Don’t ban donations, ban donations from crooks

“It’s the Bjelke-Petersen era again,” is the meme every time a centre-right party moots a policy on just about anything in Queensland.

But the hecklers, invariably from the left, forget that Bjelke-Petersen was just a late twentieth-century riff on the themes of the previous half a century’s Labor corruption.

Petersen was accused of stifling free speech, but his free speech critics of the day are silent now as their comrades implement restrictions of their own.

When it comes to institutionalised corruption of the electoral system, Labor has over a century of form.

The latest elaboration of the theme is the introduction into state parliament of the “Local Government Electoral (Implementing Stage 1 of Belcarra) and Other Legislation Amendment Bill 2018”.

This bill will prevent property developers, their employees, consultants, spouses, and, possibly, relatives, donating money to the party or candidate of their choice, or asking anyone else to give them support.

It is an opportunistic overreach to a report by the state’s Crime and Corruption Commission, introduced as retrospective legislation just prior to the last election, robbing the LNP of an estimated $519,524.45 to fight that election.

With Labor holding government by one seat, and the margins in two of those seats less than 0.71 per cent, who knows what difference that half a million might have made.

Bjelke-Petersen adapted a pre-existing Labor gerrymander to sandbag National Party seats. Rather than a geographical rort, the current Labor party is in the process of imposing an industry-based one.

Building, construction and real estate represent around 15 per cent of the state economy but will be almost invisible from the state’s democracy.

As always, the public is sceptical, but unheard.
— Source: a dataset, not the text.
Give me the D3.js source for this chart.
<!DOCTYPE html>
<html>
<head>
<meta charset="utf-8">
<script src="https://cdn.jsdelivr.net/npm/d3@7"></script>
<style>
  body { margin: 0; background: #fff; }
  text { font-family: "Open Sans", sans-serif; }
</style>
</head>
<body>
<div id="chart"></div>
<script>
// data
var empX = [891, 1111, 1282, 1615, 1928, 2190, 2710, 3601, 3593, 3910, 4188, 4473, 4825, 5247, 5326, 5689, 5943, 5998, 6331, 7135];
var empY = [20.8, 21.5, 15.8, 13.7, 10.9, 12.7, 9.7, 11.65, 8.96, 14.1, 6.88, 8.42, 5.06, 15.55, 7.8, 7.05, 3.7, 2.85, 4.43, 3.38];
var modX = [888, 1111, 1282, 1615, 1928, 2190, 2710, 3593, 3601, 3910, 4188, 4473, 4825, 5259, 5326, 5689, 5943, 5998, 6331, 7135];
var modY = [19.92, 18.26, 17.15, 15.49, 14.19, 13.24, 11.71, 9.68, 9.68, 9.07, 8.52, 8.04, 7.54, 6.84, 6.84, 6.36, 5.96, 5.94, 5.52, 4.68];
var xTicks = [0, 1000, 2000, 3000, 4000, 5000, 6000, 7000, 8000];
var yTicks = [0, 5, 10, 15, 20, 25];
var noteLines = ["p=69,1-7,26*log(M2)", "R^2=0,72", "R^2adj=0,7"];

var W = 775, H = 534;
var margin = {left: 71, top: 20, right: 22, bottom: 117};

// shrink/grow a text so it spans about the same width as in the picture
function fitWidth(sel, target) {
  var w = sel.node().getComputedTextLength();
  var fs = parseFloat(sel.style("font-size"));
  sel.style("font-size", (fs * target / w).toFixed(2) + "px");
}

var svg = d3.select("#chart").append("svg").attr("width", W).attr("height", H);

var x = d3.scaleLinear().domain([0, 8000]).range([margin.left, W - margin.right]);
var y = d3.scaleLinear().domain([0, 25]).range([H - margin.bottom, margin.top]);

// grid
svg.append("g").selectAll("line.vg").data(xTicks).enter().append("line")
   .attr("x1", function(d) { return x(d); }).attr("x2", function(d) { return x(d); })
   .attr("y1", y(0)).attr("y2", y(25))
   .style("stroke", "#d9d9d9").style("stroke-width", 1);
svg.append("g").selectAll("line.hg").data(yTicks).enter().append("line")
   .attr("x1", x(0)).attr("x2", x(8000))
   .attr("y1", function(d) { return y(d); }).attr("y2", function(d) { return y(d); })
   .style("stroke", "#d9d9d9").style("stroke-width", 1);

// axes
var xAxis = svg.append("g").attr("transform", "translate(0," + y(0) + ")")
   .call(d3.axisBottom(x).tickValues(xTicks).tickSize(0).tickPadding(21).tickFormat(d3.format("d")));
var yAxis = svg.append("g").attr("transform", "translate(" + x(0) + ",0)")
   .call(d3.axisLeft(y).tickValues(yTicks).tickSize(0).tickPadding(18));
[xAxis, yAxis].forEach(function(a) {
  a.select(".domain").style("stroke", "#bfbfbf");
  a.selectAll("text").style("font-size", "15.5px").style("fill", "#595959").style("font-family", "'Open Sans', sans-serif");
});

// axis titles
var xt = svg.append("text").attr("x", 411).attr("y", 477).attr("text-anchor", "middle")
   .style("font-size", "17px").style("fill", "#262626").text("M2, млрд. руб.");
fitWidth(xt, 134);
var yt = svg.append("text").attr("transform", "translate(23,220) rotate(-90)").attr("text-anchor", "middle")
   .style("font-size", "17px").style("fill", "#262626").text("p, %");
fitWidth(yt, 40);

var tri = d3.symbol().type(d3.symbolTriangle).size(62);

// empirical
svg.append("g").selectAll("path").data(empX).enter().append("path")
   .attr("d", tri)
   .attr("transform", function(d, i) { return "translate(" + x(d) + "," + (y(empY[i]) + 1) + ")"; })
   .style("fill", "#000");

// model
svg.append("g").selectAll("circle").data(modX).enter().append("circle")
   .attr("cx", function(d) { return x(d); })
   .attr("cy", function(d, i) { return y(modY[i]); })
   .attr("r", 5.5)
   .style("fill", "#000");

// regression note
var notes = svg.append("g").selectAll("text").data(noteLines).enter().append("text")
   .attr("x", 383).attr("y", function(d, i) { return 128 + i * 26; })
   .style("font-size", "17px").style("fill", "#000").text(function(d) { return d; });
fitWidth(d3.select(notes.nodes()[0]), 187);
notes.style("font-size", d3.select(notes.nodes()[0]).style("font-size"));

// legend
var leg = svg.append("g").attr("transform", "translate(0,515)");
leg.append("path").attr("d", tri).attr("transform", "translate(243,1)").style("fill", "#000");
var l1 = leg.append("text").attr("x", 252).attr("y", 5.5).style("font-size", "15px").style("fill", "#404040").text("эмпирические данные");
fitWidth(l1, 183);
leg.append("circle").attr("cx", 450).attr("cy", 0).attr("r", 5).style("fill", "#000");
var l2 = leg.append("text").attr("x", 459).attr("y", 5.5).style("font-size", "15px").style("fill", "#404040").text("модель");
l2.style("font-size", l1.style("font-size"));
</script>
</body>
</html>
Which is why the Australian Institute for Progress commissioned Reachtel to conduct research on Queenslanders’ attitudes to issues arising from the CCC’s original report, and the commissioner’s appearance before a parliamentary committee to examine the proposed bill.

The ban is justified by the CCC on the basis there is a widespread public perception that property developer donations are corrupt.

This is despite the fact there hasn’t been a successful prosecution of a property developer for corrupting a politician since George Herscu in 1990, and the failure of the CCC to find any since despite numerous complaints and now Operation Belcarra.

Indeed, while charges have been made this year by the CCC against 13 people, two of them former mayors, to date not one property developer has been arraigned.

The “research” to justify this claim was that it was made by many of the organisations and people who made submissions to the CCC. But as these organisations are anti-development, they would say that, wouldn’t they?

At the same time the commissioner incredibly claimed that there was no public perception that union donations were corrupt.

So we tested these claims in the first of our questions and found that while there is a suspicion that some property development donations are corrupt (73 per cent), the suspicion is even higher for gaming (76 per cent) and still very high for unions (63 per cent), alcohol (60 per cent) and lawyers (51 per cent).

If the test is public perception, then singling out property donations is wrong on the terms of the people promoting the ban.

At the very least it must include donations from gaming, unions, alcohol and lawyers. This would be inconvenient for the ALP, which takes significant funds from unions such that it equalises the LNP’s advantage from property.

But that is only if you accept their terms.

We had a suspicion that the public would see it as unjust that a whole class of people should be punished for the undetected sins of a few of their number. After all, who punishes all their children because one of them smashed the window, or thinks the whole class should be kept in because Johnny or Joanna scratched the top of the desk?

Sure enough, 60.5 per cent of respondents thought you should “catch and convict those who bribe politicians rather than banning all members of an industry…from donating,” and only 15 per cent of them didn’t. The public gets justice, even if politicians and commissioners don’t.

We asked one final question. Despite the CCC Commissioner’s avowed lack of awareness of union corruption, one union in Australia, the CFMEU, is so notorious that even Labor former prime ministers like Bob Hawke, Paul Keating and Kevin Rudd think it should be disaffiliated from the ALP.

In other words, they believe it has a corrupting influence.

So what did voters think about “…any corporate entities, such as companies and unions, who commit significant illegal acts”? Eighty-eight per cent agreed they should be banned from donating, and only four per cent disagreed.

It doesn’t get more definitive than that.

So what we have in Queensland is an anti-democratic fix, based on only allowing those people the ruling party likes, to participate fully in the exercise of free speech.

Ironically, while the moves are justified on the basis of restoring faith in the system, it will increase public cynicism and have the reverse effect.

Both the Queensland government and the CCC have damaged their legitimacy. We wait to see what group will be the next to be nobbled.